Un soir d’été, en 1989. Le fragile Erik (magnifique Cooper Koch), 18 ans, accompagné de son grand frère plus affirmé Lyle (Nicholas Alexander Chavez), 21 ans, pénètre dans la maison familiale avec des fusils pour assassiner père (Javier Bardem) et mère (Chloë Sevigny). Nous les découvrons les jours et les semaines qui ont suivi ce meurtre violent et glaçant. 

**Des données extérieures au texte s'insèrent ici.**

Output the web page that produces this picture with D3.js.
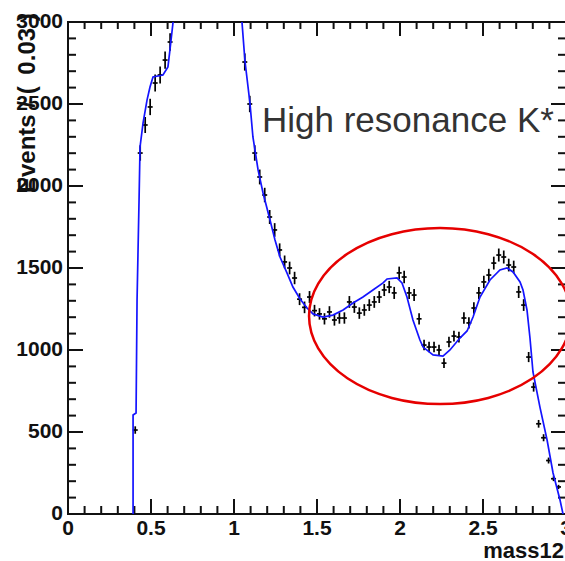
<!DOCTYPE html>
<html>
<head>
<meta charset="utf-8">
<script src="https://cdn.jsdelivr.net/npm/d3@7"></script>
<style>
  html, body { margin: 0; padding: 0; background: #fff; }
  svg { display: block; }
  text { font-family: "Liberation Sans", Arial, sans-serif; }
</style>
</head>
<body>
<div id="container"></div>
<script>
// Histogram bins (centres, bin width 0.03) and their entries.
// Bins between ~0.64 and ~1.04 are above the frame and are not shown.
const binMass = [
  0.405, 0.435, 0.465, 0.495, 0.525, 0.555, 0.585, 0.615,
  1.065, 1.095, 1.125, 1.155, 1.185, 1.215, 1.245, 1.275, 1.305, 1.335,
  1.365, 1.395, 1.425, 1.455, 1.485, 1.515, 1.545, 1.575, 1.605, 1.635,
  1.665, 1.695, 1.725, 1.755, 1.785, 1.815, 1.845, 1.875, 1.905, 1.935,
  1.965, 1.995, 2.025, 2.055, 2.085, 2.115, 2.145, 2.175, 2.205, 2.235,
  2.265, 2.295, 2.325, 2.355, 2.385, 2.415, 2.445, 2.475, 2.505, 2.535,
  2.565, 2.595, 2.625, 2.655, 2.685, 2.715, 2.745, 2.775, 2.805, 2.835,
  2.865, 2.895, 2.925, 2.955
];
const binEvents = [
  512, 2201, 2372, 2482, 2628, 2677, 2768, 2878,
  2756, 2500, 2201, 2055, 1945, 1811, 1732, 1610, 1537, 1500,
  1439, 1310, 1260, 1323, 1240, 1220, 1190, 1232, 1183, 1195,
  1195, 1293, 1262, 1225, 1244, 1274, 1293, 1323, 1366, 1384,
  1348, 1470, 1445, 1348, 1335, 1190, 1030, 1018, 1018, 1000,
  920, 1049, 1085, 1079, 1195, 1165, 1256, 1348, 1415, 1457,
  1530, 1579, 1567, 1518, 1506, 1354, 1274, 957, 774, 550,
  465, 326, 215, 165
];

// Fit curve, low-mass part (leaves the frame at the top)
const fitLowX = [0.392, 0.392, 0.410, 0.416, 0.428, 0.434, 0.452, 0.476, 0.494,
  0.512, 0.572, 0.602, 0.614, 0.633, 0.645];
const fitLowY = [0, 604, 616, 1305, 1915, 2238, 2384, 2524, 2604,
  2665, 2677, 2726, 2829, 3000, 3300];

// Fit curve, high-mass part (comes back into the frame)
const fitHighX = [1.035, 1.048, 1.066, 1.096, 1.114, 1.145, 1.175, 1.217, 1.247,
  1.277, 1.319, 1.355, 1.398, 1.440, 1.476, 1.536, 1.596, 1.657, 1.717,
  1.777, 1.837, 1.898, 1.922, 1.982, 2.012, 2.042, 2.078, 2.120, 2.139,
  2.199, 2.259, 2.301, 2.361, 2.404, 2.440, 2.482, 2.542, 2.602, 2.645,
  2.681, 2.723, 2.741, 2.765, 2.783, 2.801, 2.843, 2.886, 2.922, 2.964, 2.982];
const fitHighY = [3300, 3000, 2762, 2506, 2299, 2098, 1957, 1793, 1671,
  1567, 1470, 1384, 1311, 1256, 1220, 1201, 1213, 1244, 1287,
  1323, 1366, 1409, 1433, 1439, 1409, 1323, 1183, 1061, 1018,
  970, 963, 1000, 1073, 1116, 1201, 1323, 1427, 1488, 1500,
  1476, 1415, 1366, 1244, 1073, 866, 652, 451, 250, 85, 0];

// Axis ticks
const xMajor = [0, 0.5, 1, 1.5, 2, 2.5, 3];
const xMinor = [0.1, 0.2, 0.3, 0.4, 0.6, 0.7, 0.8, 0.9, 1.1, 1.2, 1.3, 1.4,
  1.6, 1.7, 1.8, 1.9, 2.1, 2.2, 2.3, 2.4, 2.6, 2.7, 2.8, 2.9];
const yMajor = [0, 500, 1000, 1500, 2000, 2500, 3000];
const yMinor = [100, 200, 300, 400, 600, 700, 800, 900, 1100, 1200, 1300, 1400,
  1600, 1700, 1800, 1900, 2100, 2200, 2300, 2400, 2600, 2700, 2800, 2900];

// Annotation: ellipse around the high resonance region (data units)
const ringCentre = [2.241, 1207];
const ringRadius = [0.789, 537];
const noteText = "High resonance K*";

const W = 565, H = 561;
const mLeft = 68, mRight = 566, mTop = 22, mBottom = 514;

const x = d3.scaleLinear().domain([0, 3]).range([mLeft, mRight]);
const y = d3.scaleLinear().domain([0, 3000]).range([mBottom, mTop]);

const svg = d3.create("svg").attr("width", W).attr("height", H);
document.getElementById("container").append(svg.node());

svg.append("defs").append("clipPath").attr("id", "frame")
  .append("rect")
  .attr("x", mLeft).attr("y", mTop)
  .attr("width", mRight - mLeft).attr("height", mBottom - mTop);

// y axis title (drawn first, tick labels sit over it like in ROOT)
const yTitle = svg.append("text")
  .attr("transform", `translate(35,193) rotate(-90)`)
  .attr("font-size", 24)
  .attr("font-weight", "bold")
  .attr("fill", "#111")
  .text("Events / (");
yTitle.append("tspan").attr("dx", 5).text(" 0.03 )");

// ticks on all four sides, pointing inwards, drawn as thin filled bars
const tickW = 2;
const ticks = svg.append("g").attr("fill", "#111");
function addXTicks(values, len) {
  values.forEach(v => {
    ticks.append("rect")
      .attr("x", x(v) - tickW / 2).attr("width", tickW)
      .attr("y", mBottom - len).attr("height", len);
    ticks.append("rect")
      .attr("x", x(v) - tickW / 2).attr("width", tickW)
      .attr("y", mTop).attr("height", len - 1);
  });
}
function addYTicks(values, len) {
  values.forEach(v => {
    ticks.append("rect")
      .attr("x", mLeft).attr("width", len)
      .attr("y", y(v) - tickW / 2).attr("height", tickW);
    ticks.append("rect")
      .attr("x", mRight - len).attr("width", len)
      .attr("y", y(v) - tickW / 2).attr("height", tickW);
  });
}
addXTicks(xMinor, 8);
addXTicks(xMajor, 15);
addYTicks(yMinor, 8);
addYTicks(yMajor, 15);

// frame
svg.append("rect")
  .attr("x", mLeft).attr("y", mTop)
  .attr("width", mRight - mLeft).attr("height", mBottom - mTop)
  .attr("fill", "none")
  .attr("stroke", "#111")
  .attr("stroke-width", 2);

// tick labels
const fmtX = d3.format("~g");
svg.append("g")
  .selectAll("text").data(xMajor).join("text")
  .attr("x", d => x(d)).attr("y", 535)
  .attr("text-anchor", "middle")
  .attr("font-size", 21).attr("font-weight", "bold").attr("fill", "#111")
  .text(d => fmtX(d));
svg.append("g")
  .selectAll("text").data(yMajor).join("text")
  .attr("x", mLeft - 5).attr("y", d => y(d) + 6)
  .attr("text-anchor", "end")
  .attr("font-size", 21).attr("font-weight", "bold").attr("fill", "#111")
  .text(d => d);

// x axis title
svg.append("text")
  .attr("x", 564).attr("y", 558)
  .attr("text-anchor", "end")
  .attr("font-size", 22)
  .attr("font-weight", "bold")
  .attr("fill", "#111")
  .text("mass12");

const plot = svg.append("g").attr("clip-path", "url(#frame)");

// data points: horizontal bar = bin width, vertical bar = sqrt(N)
const halfBin = 0.015;
const pts = plot.append("g").attr("stroke", "#000").attr("stroke-width", 1.7);
binMass.forEach((m, i) => {
  const n = binEvents[i];
  const e = Math.sqrt(n);
  pts.append("line")
    .attr("x1", x(m - halfBin)).attr("x2", x(m + halfBin))
    .attr("y1", y(n)).attr("y2", y(n));
  pts.append("line")
    .attr("x1", x(m)).attr("x2", x(m))
    .attr("y1", y(n - e)).attr("y2", y(n + e));
});

// fit curve
const line = d3.line().x(d => x(d[0])).y(d => y(d[1]));
plot.append("path")
  .datum(d3.zip(fitLowX, fitLowY))
  .attr("d", line)
  .attr("fill", "none")
  .attr("stroke", "#1414ff")
  .attr("stroke-width", 1.7);
plot.append("path")
  .datum(d3.zip(fitHighX, fitHighY))
  .attr("d", line)
  .attr("fill", "none")
  .attr("stroke", "#1414ff")
  .attr("stroke-width", 1.7);

// annotation
svg.append("ellipse")
  .attr("cx", x(ringCentre[0]))
  .attr("cy", y(ringCentre[1]))
  .attr("rx", x(ringCentre[0] + ringRadius[0]) - x(ringCentre[0]))
  .attr("ry", y(ringCentre[1]) - y(ringCentre[1] + ringRadius[1]))
  .attr("fill", "none")
  .attr("stroke", "#e60000")
  .attr("stroke-width", 2.5);

svg.append("text")
  .attr("x", 262).attr("y", 132)
  .attr("font-size", 35)
  .attr("fill", "#333")
  .text(noteText);
</script>
</body>
</html>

Les deux frères, très proches au point de parfois avoir l’air ambigus, ont l’air d’être sur une autre planète. Erik est submergé par ce qu’il a fait et est submergé par la panique tandis que Lyle essaie de le canaliser. Ils espèrent avoir commis le crime parfait et possiblement mettre la main sur un très gros héritage. Après la fin de l’enterrement, ils décident de mener la grande vie : fringues de luxe, voiture, Rolex, vie à l’hôtel et soirées déglinguées. Mais le faste n’atténue pas le vertige d’Erik qui ressasse ce qu’il a commis. Il finit par aller voir son psy, le docteur Oziel (Dallas Roberts), et pensant être protégé par le secret professionnel se met à lui confier son crime. Quand Lyle découvre cela il devient logiquement furieux. Peuvent-ils vraiment faire confiance à ce psy qui promet de ne rien dire ? Pas si sûr : logiquement angoissé de recevoir sur son divan de très potentiels sociopathes, le médecin se confie à sa maitresse, Judalon Smyth (Leslie Grossman) et va même lui confier les enregistrements de ses séances qu’il va mener avec les frères. Les cassettes vont finir par arriver jusqu’à la Police et Erik et Lyle vont se retrouver incarcérés. C’est là que commence le véritable tourbillon que constitue cette série. 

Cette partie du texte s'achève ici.